Why don't you play in hell

Titolo: Why don't you play in hell?
Regia: Sion Sono
Anno: 2013
Paese: Giappone
Giudizio: 4/5

Muto e Ikegami sono due gangster che si odiano ma Ikegami è innamorato di Michicko, la figlia attrice di Muto che la madre Shizue vorrebbe vedere apparire in un film. Dopo essere stato scambiato per un regista, il giovane cinefilo Koji chiede al regista indipendente Hirata di scegliere Michiko come protagonista del suo prossimo lavoro ma la situazione prende presto una piega sbagliata.

"Io stesso non credo di capire perfettamente il cinema. Sto ancora cercando di capire cos'è"
Un film totale in tutti i sensi.

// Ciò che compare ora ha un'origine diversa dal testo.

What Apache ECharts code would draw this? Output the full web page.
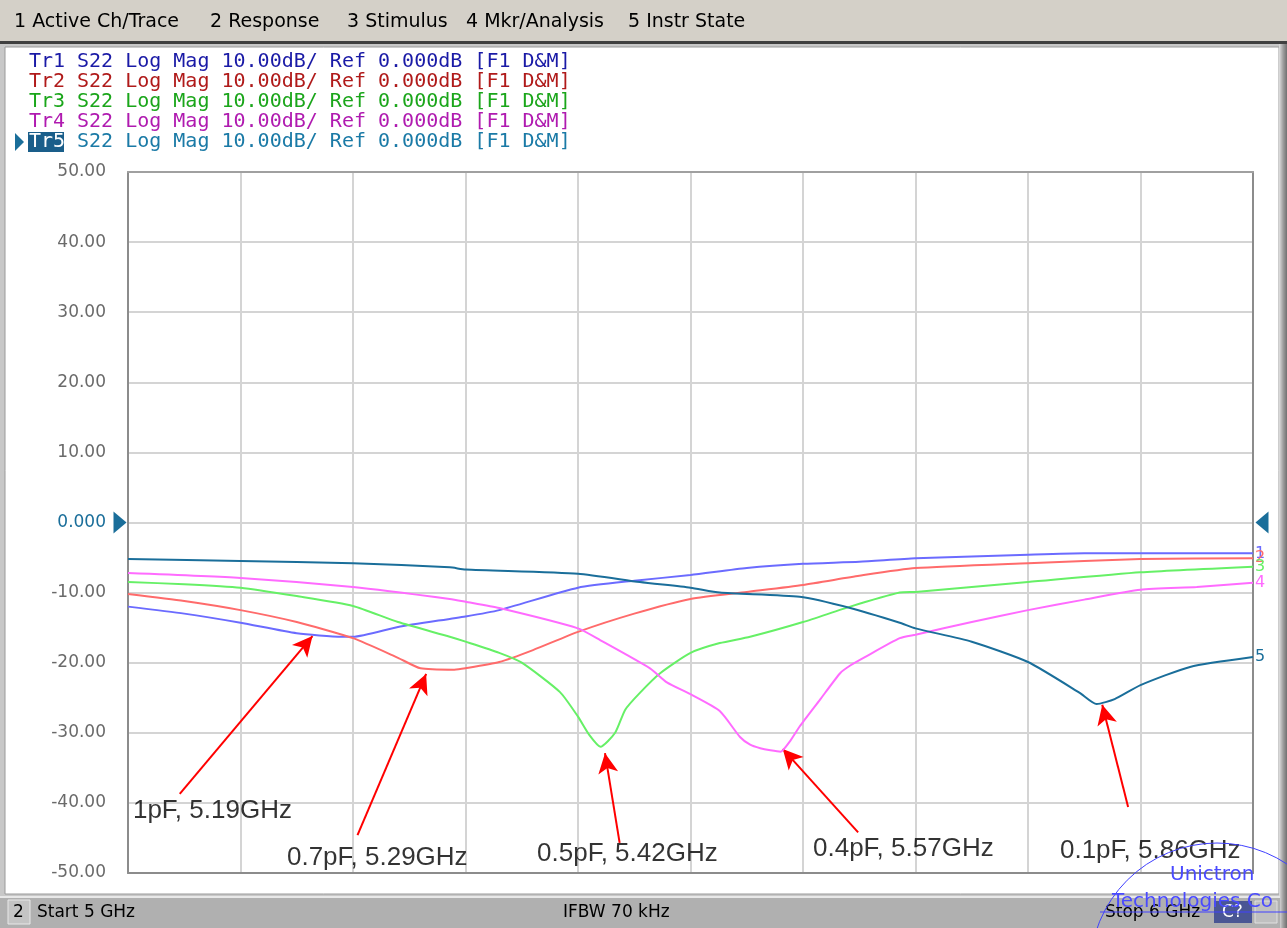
<!DOCTYPE html>
<html>
<head>
<meta charset="utf-8">
<script src="https://cdn.jsdelivr.net/npm/echarts@6/dist/echarts.min.js"></script>
<style>
html,body{margin:0;padding:0;background:#ffffff;}
#chart{width:1287px;height:928px;}
</style>
</head>
<body>
<div id="chart"></div>
<script>
// ---- data (frequency in GHz, magnitude in dB) ----
var tr1Freq = [5.00, 5.05, 5.10, 5.15, 5.19, 5.20, 5.24, 5.30, 5.33, 5.40, 5.45, 5.50, 5.55, 5.60, 5.65, 5.70, 5.80, 5.85, 6.00];
var tr1Mag  = [-12.0, -13.0, -14.3, -15.8, -16.3, -16.3, -14.9, -13.4, -12.5, -9.3, -8.3, -7.5, -6.5, -5.9, -5.6, -5.1, -4.6, -4.4, -4.4];

var tr2Freq = [5.00, 5.05, 5.10, 5.15, 5.20, 5.24, 5.26, 5.29, 5.30, 5.33, 5.36, 5.40, 5.45, 5.50, 5.55, 5.60, 5.65, 5.70, 5.80, 5.90, 6.00];
var tr2Mag  = [-10.2, -11.2, -12.5, -14.2, -16.5, -19.3, -20.8, -21.0, -20.8, -19.9, -18.2, -15.6, -13.0, -10.9, -9.9, -8.9, -7.6, -6.5, -5.8, -5.2, -5.1];

var tr3Freq = [5.00, 5.05, 5.10, 5.15, 5.20, 5.24, 5.286, 5.30, 5.33, 5.35, 5.384, 5.40, 5.41, 5.42, 5.433, 5.442, 5.455, 5.473, 5.50, 5.526, 5.553, 5.60, 5.642, 5.686, 5.70, 5.80, 5.90, 6.00];
var tr3Mag  = [-8.5, -8.8, -9.3, -10.5, -11.9, -14.2, -16.3, -17.0, -18.6, -20.0, -24.2, -27.7, -30.3, -32.0, -30.0, -26.7, -24.3, -21.5, -18.6, -17.2, -16.3, -14.2, -12.0, -10.0, -9.9, -8.5, -7.1, -6.3];

var tr4Freq = [5.00, 5.10, 5.20, 5.286, 5.30, 5.33, 5.40, 5.42, 5.464, 5.479, 5.50, 5.526, 5.544, 5.553, 5.562, 5.571, 5.58, 5.588, 5.597, 5.615, 5.633, 5.642, 5.655, 5.686, 5.70, 5.75, 5.80, 5.85, 5.90, 5.95, 6.00];
var tr4Mag  = [-7.2, -7.9, -9.2, -10.9, -11.3, -12.2, -15.1, -16.8, -20.8, -22.8, -24.5, -26.9, -30.6, -31.7, -32.2, -32.5, -32.7, -31.3, -29.1, -25.3, -21.5, -20.4, -19.2, -16.5, -16.0, -14.2, -12.5, -11.0, -9.6, -9.2, -8.6];

var tr5Freq = [5.00, 5.10, 5.20, 5.286, 5.30, 5.40, 5.455, 5.50, 5.526, 5.597, 5.642, 5.686, 5.70, 5.75, 5.80, 5.846, 5.861, 5.877, 5.90, 5.944, 6.00];
var tr5Mag  = [-5.2, -5.5, -5.8, -6.4, -6.7, -7.3, -8.5, -9.3, -10.0, -10.6, -12.2, -14.3, -15.1, -17.0, -19.9, -24.3, -25.9, -25.2, -23.2, -20.6, -19.2];

var traceNames = ['Tr1', 'Tr2', 'Tr3', 'Tr4', 'Tr5'];
var traceEndLabels = ['1', '2', '3', '4', '5'];
var headerText = 'S22 Log Mag 10.00dB/ Ref 0.000dB [F1 D&M]';

var yTicks = [-50, -40, -30, -20, -10, 0, 10, 20, 30, 40, 50];

// annotations: text, text anchor (freq, dB), arrow tail (freq, dB), arrow tip (freq, dB)
var annoText = ['1pF, 5.19GHz', '0.7pF, 5.29GHz', '0.5pF, 5.42GHz', '0.4pF, 5.57GHz', '0.1pF, 5.86GHz'];
var annoTextAt = [[5.0044, -41.2], [5.1413, -47.9], [5.3636, -47.2], [5.6089, -46.6], [5.8284, -46.9]];
var arrowTail = [[5.046, -38.7], [5.204, -44.6], [5.437, -45.7], [5.649, -44.2], [5.889, -40.6]];
var arrowTip  = [[5.164, -16.2], [5.265, -21.6], [5.424, -32.9], [5.582, -32.3], [5.866, -26.0]];

var menuItems = ['1 Active Ch/Trace', '2 Response', '3 Stimulus', '4 Mkr/Analysis', '5 Instr State'];

// ---- styles ----
var lineColors = ['#6b6bff', '#ff6b6b', '#66f066', '#ff6bff', '#1a6e9a'];
var headColors = ['#1a1aa6', '#b01a1a', '#1aa61a', '#b01ab0', '#1a7aa6'];
var menuX = [14, 210, 347, 466, 628];

function zip(a, b) { return a.map(function (v, i) { return [v, b[i]]; }); }
var freqs = [tr1Freq, tr2Freq, tr3Freq, tr4Freq, tr5Freq];
var mags = [tr1Mag, tr2Mag, tr3Mag, tr4Mag, tr5Mag];

var chart = echarts.init(document.getElementById('chart'), null, {renderer: 'canvas'});

var series = [];
for (var i = 0; i < 5; i++) {
  series.push({
    name: traceNames[i],
    type: 'line',
    data: zip(freqs[i], mags[i]),
    showSymbol: false,
    symbol: 'none',
    smooth: 0.2,
    lineStyle: {color: lineColors[i], width: 2},
    itemStyle: {color: lineColors[i]},
    z: 3 + i,
    endLabel: {
      show: true,
      formatter: traceEndLabels[i],
      color: lineColors[i],
      fontSize: 16,
      fontFamily: 'DejaVu Sans',
      distance: 2
    }
  });
}

// arrows
series.push({
  type: 'line',
  data: [],
  z: 20,
  markLine: {
    silent: true,
    animation: false,
    symbol: ['none', 'arrow'],
    symbolSize: [15, 20],
    lineStyle: {color: '#ff0000', width: 2, type: 'solid'},
    label: {show: false},
    data: arrowTail.map(function (t, i) {
      return [{coord: t}, {coord: arrowTip[i]}];
    })
  }
});

// annotation texts
series.push({
  type: 'scatter',
  symbolSize: 0,
  z: 21,
  data: annoTextAt.map(function (p, i) { return {value: p, name: annoText[i]}; }),
  label: {
    show: true,
    position: 'right',
    distance: 0,
    formatter: function (p) { return p.name; },
    color: '#000000',
    fontSize: 26,
    fontFamily: 'Liberation Sans, Arial, sans-serif'
  }
});

// reference-level markers at 0 dB
series.push({
  type: 'line',
  data: [],
  z: 22,
  markPoint: {
    silent: true,
    animation: false,
    label: {show: false},
    data: [
      {coord: [5, 0], symbol: 'path://M0,0 L13,11 L0,22 Z', symbolSize: [13, 22], symbolOffset: [-8, 0], itemStyle: {color: '#1a6e9a'}},
      {coord: [6, 0], symbol: 'path://M13,0 L0,11 L13,22 Z', symbolSize: [13, 22], symbolOffset: [9, 0], itemStyle: {color: '#1a6e9a'}}
    ]
  }
});

var graphics = [];
// menu bar
graphics.push({type: 'rect', shape: {x: 0, y: 0, width: 1287, height: 41}, style: {fill: '#d4d0c8'}, z: -20});
graphics.push({type: 'rect', shape: {x: 0, y: 41, width: 1287, height: 3}, style: {fill: '#404040'}, z: -19});
graphics.push({type: 'rect', shape: {x: 0, y: 44, width: 1287, height: 884}, style: {fill: '#c8c8c8'}, z: -20});
// main white panel
graphics.push({type: 'rect', shape: {x: 5, y: 47, width: 1274, height: 847}, style: {fill: '#ffffff', stroke: '#9a9a9a', lineWidth: 1}, z: -18});
// right edge bar
graphics.push({type: 'rect', shape: {x: 1279, y: 44, width: 8, height: 884}, style: {fill: new echarts.graphic.LinearGradient(0, 0, 1, 0, [{offset: 0, color: '#e0e0e0'}, {offset: 0.5, color: '#a0a0a0'}, {offset: 1, color: '#707070'}])}, z: -17});
// status bar
graphics.push({type: 'rect', shape: {x: 0, y: 896, width: 1280, height: 32}, style: {fill: '#b0b0b0'}, z: -17});
graphics.push({type: 'rect', shape: {x: 0, y: 896, width: 1280, height: 2}, style: {fill: '#e8e8e8'}, z: -16});
graphics.push({type: 'rect', shape: {x: 8, y: 900, width: 22, height: 24}, style: {fill: '#c4c4c4', stroke: '#e8e8e8', lineWidth: 1}, z: -15});
graphics.push({type: 'rect', shape: {x: 1214, y: 901, width: 38, height: 22}, style: {fill: '#4a5694'}, z: -15});
graphics.push({type: 'rect', shape: {x: 1255, y: 901, width: 22, height: 22}, style: {fill: '#c0c0c0', stroke: '#e0e0e0', lineWidth: 1}, z: -15});

menuItems.forEach(function (t, i) {
  graphics.push({type: 'text', x: menuX[i], y: 22, style: {text: t, fill: '#000000', font: '19px "DejaVu Sans", sans-serif', textVerticalAlign: 'middle'}, z: 5});
});

var sFont = '17px "DejaVu Sans", sans-serif';
graphics.push({type: 'text', x: 13, y: 913, style: {text: '2', fill: '#000', font: sFont, textVerticalAlign: 'middle'}, z: 5});
graphics.push({type: 'text', x: 37, y: 913, style: {text: 'Start 5 GHz', fill: '#000', font: sFont, textVerticalAlign: 'middle'}, z: 5});
graphics.push({type: 'text', x: 563, y: 913, style: {text: 'IFBW 70 kHz', fill: '#000', font: sFont, textVerticalAlign: 'middle'}, z: 5});
graphics.push({type: 'text', x: 1105, y: 913, style: {text: 'Stop 6 GHz', fill: '#000', font: sFont, textVerticalAlign: 'middle'}, z: 5});
graphics.push({type: 'text', x: 1222, y: 913, style: {text: 'C?', fill: '#ffffff', font: sFont, textVerticalAlign: 'middle'}, z: 5});

// trace header lines
var hFont = '20px "DejaVu Sans Mono", monospace';
for (var k = 0; k < 5; k++) {
  var yy = 62 + k * 20;
  if (k === 4) {
    graphics.push({type: 'rect', shape: {x: 28, y: yy - 10, width: 36, height: 20}, style: {fill: '#1a5e8a'}, z: 4});
    graphics.push({type: 'polygon', shape: {points: [[15, yy - 9], [24, yy], [15, yy + 9]]}, style: {fill: '#1a6e9a'}, z: 4});
  }
  graphics.push({type: 'text', x: 29, y: yy, style: {text: traceNames[k], fill: k === 4 ? '#ffffff' : headColors[k], font: hFont, textVerticalAlign: 'middle'}, z: 5});
  graphics.push({type: 'text', x: 77, y: yy, style: {text: headerText, fill: headColors[k], font: hFont, textVerticalAlign: 'middle'}, z: 5});
}

// watermark
graphics.push({type: 'circle', shape: {cx: 1217, cy: 970, r: 127}, style: {fill: 'none', stroke: '#4040ff', lineWidth: 1}, z: 50});
graphics.push({type: 'line', shape: {x1: 1100, y1: 912, x2: 1287, y2: 912}, style: {stroke: '#4040ff', lineWidth: 1}, z: 50});
graphics.push({type: 'text', x: 1170, y: 875, style: {text: 'Unictron', fill: '#4a4aff', font: '20px "DejaVu Sans", sans-serif', textVerticalAlign: 'middle'}, z: 50});
graphics.push({type: 'text', x: 1112, y: 902, style: {text: 'Technologies Co', fill: '#4a4aff', font: '20px "DejaVu Sans", sans-serif', textVerticalAlign: 'middle'}, z: 50});

var option = {
  animation: false,
  backgroundColor: 'transparent',
  grid: {left: 128, right: 34, top: 172, bottom: 55, show: false},
  xAxis: [
    {
      type: 'value', min: 5, max: 6, interval: 0.1,
      axisLabel: {show: false}, axisTick: {show: false},
      axisLine: {show: true, onZero: false, lineStyle: {color: '#8c8c8c', width: 2}},
      splitLine: {show: true, lineStyle: {color: '#d4d4d4', width: 2}}
    },
    {
      type: 'value', position: 'top', min: 5, max: 6, interval: 0.1,
      axisLabel: {show: false}, axisTick: {show: false},
      axisLine: {show: true, onZero: false, lineStyle: {color: '#a0a0a0', width: 2}},
      splitLine: {show: false}
    }
  ],
  yAxis: [
    {
      type: 'value', min: -50, max: 50, interval: 10,
      axisTick: {show: false},
      axisLine: {show: true, onZero: false, lineStyle: {color: '#8c8c8c', width: 2}},
      splitLine: {show: true, lineStyle: {color: '#d4d4d4', width: 2}},
      axisLabel: {
        margin: 22,
        fontSize: 17,
        fontFamily: 'DejaVu Sans',
        formatter: function (v) { return v === 0 ? '0.000' : v.toFixed(2); },
        color: function (v) { return Number(v) === 0 ? '#1a6e9a' : '#6a6a6a'; }
      }
    },
    {
      type: 'value', position: 'right', min: -50, max: 50, interval: 10,
      axisLabel: {show: false}, axisTick: {show: false},
      axisLine: {show: true, onZero: false, lineStyle: {color: '#8c8c8c', width: 2}},
      splitLine: {show: false}
    }
  ],
  graphic: graphics,
  series: series
};
chart.setOption(option);
</script>
</body>
</html>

Forse una delle più grandi sorprese di questi ultimi anni.
Nell'universo di Siono a farla di certo da padrone sono le contaminazioni tra i generi di cui questo film ne è sicuramente un esempio lampante nella sua efficacia e nel suo concetto di Metacinema.
L'opera anarchica dell'outsider giapponese è interpretabile sotto diversi punti di vista.
A partire dalla critica verso le grosse produzioni che con i loro effetti speciali stanno distruggendo il cinema, alle stesse tecniche accomodanti e a volte prepotentemente estetiche (e qui nel calderone ci butta dentro tutti) facendole convergere in un'unica location che sarà anche lo spazio stretto nel quale far detonare tutte le sue voglie e bizzarrie cinematografiche.
In più non si capisce bene se strizza l'occhio o si è stufato del fatto che spesso e volentieri le produzioni occidentali colgano nell'Oriente solo gli aspetti kitchs.
Il 37° film dell'autore giapponese entra di petto dentro gli stessi cardini del soggetto e della sceneggiatura, diventando un motore di propulsione verso il futuro della settima arte, un lungometraggio saturo, in continua deflagrazione cinematografica, sempre dinamico e fuori controllo.
Sono, come i Fuck Bombers, sono in fondo tutti decisi a spingersi ben oltre per realizzare la loro opera d’arte, anche se ciò comporta stringere patti con la yakuza e gettarsi, cinepresa alla mano, in mezzo a sanguinolente battaglie all’arma bianca.
Allo stesso tempo il film ha un ritmo e un gioco a incastro davvero intricato in cui ancora una volta tutti i personaggi riescono ad essere incredibilmente caratterizzati e ognuno di loro assolve una precisa funzione.
Wdypih è un film corale, strutturato sovrapponendo i classici due piani temporali di certi film a tema criminale e connotandolo con tutti gli eccessi che gli passano per la testa diventando e immergendosi nel pieno exploit delirante, dove a farla da padrone è il rosso del sangue che copioso copre buona parte delle inquadrature.
Al di là del fatto che Sono riprende un copione di quindici anni prima, sembra in questa allucinata pellicola, divertirsi come non mai in un divertissement su decenni di cinema action, nipponico innanzitutto, come gli yakuza eiga di Fukasaku Kinji, esplicitamente citati nei dialoghi, o il visionario Suzuki Seijun, di cui Sono Sion riprende l'uso dei colori primari accecanti (la sequenza della bambina che torna a casa e trova un lago di sangue su tutte) o ancora l'eccesso grandguignol delle produzioni Sushi Typhoon di oggi.
"Sono il Dio del cinema"dice uno dei protagonisti durante il film e Sono scherzando, si conferma come uno dei più eversivi, innovativi, inteligenti e coraggiosi autori moderni.